A volte può capitare di sentire che i docenti, generalizzando, non prendano in considerazione la situazione contestuale di un alunno, se non anche le esigenze e le problematiche dell’alunno in quanto persona in formazione. A volte, anche, s’indicano agli insegnanti diverse strategie di lezione per coinvolgere gli studenti, riversando le problematiche dell’insegnamento sulla supposta mancanza di queste. Evidentemente si generalizza nuovamente, si sminuisce l’operato degli insegnanti, tecnici dell’istruzione che adottano le più differenti tipologie d’insegnamento, e non si coglie il nucleo centrale del problema, ovvero che, per effettuare lezioni quasi individualizzate, nel rispetto del singolo, è necessario avere classi meno numerose, di 16/18 alunni.

Comunque, anche tra i tecnici del Ministero all’Istruzione e/o degli uffici scolastici regionali tanti sarebbero favorevoli alla diminuzione numerica del rapporto alunni/docenti, magari destinando alcuni soldi per i progetti a favore dell’assunzione degli insegnanti.

Da tempo, ormai, e in diversi spazi, si chiede una riforma dell’Istruzione che veda la diminuzione degli alunni per classe e il conseguente aumento di assunzioni nel corpo docente (e tra l’altro occorrerebbe controllare le destinazioni dei docenti, ovvero se, insegnanti assunti con contratti di 18 ore alla settimana per l’insegnamento di determinate materie, vengono utilizzati per questo o per attività legate alle materie per cui ogni insegnante è tecnico), un ritorno ad un sistema meritocratico, il recupero di una educazione persa e l’innalzamento dei livelli culturali.

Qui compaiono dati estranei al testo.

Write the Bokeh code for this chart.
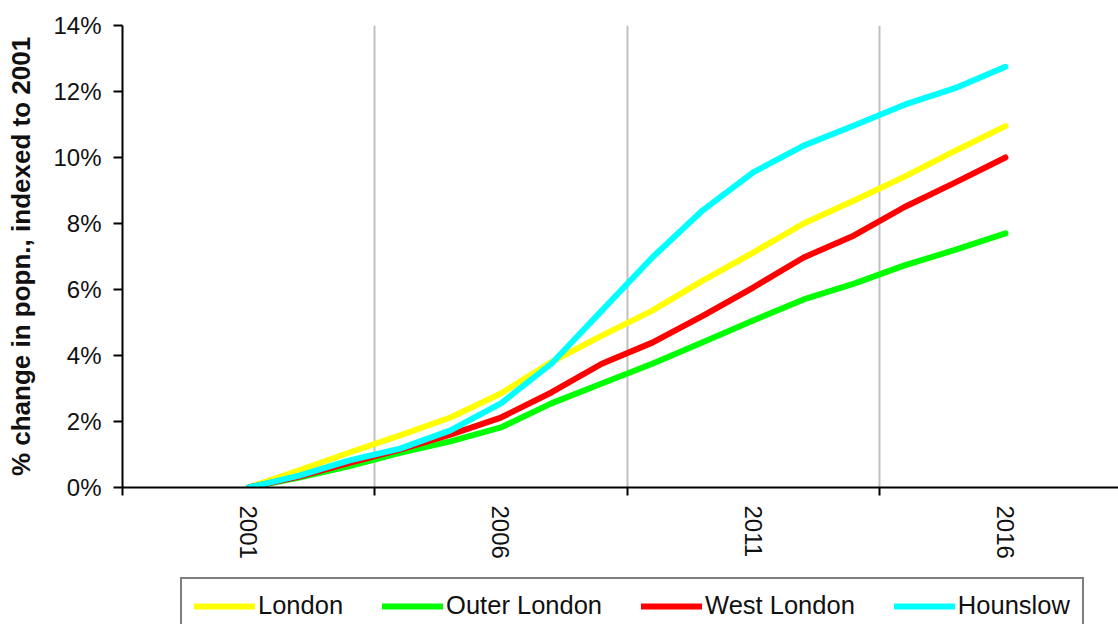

Ragionando onestamente risulta che questo tipo di scuola, con classi sempre più numerose, abbassamenti dei target e frammentazioni eccessive tra discipline e laboratori da una parte e riduzioni delle conoscenze negli stessi libri di testo, non rende. Evidentemente, dato che la verità è palese agli occhi di tutti, anche per riformare il sistema dell’Istruzione è urgente affrontare un problema di questione morale.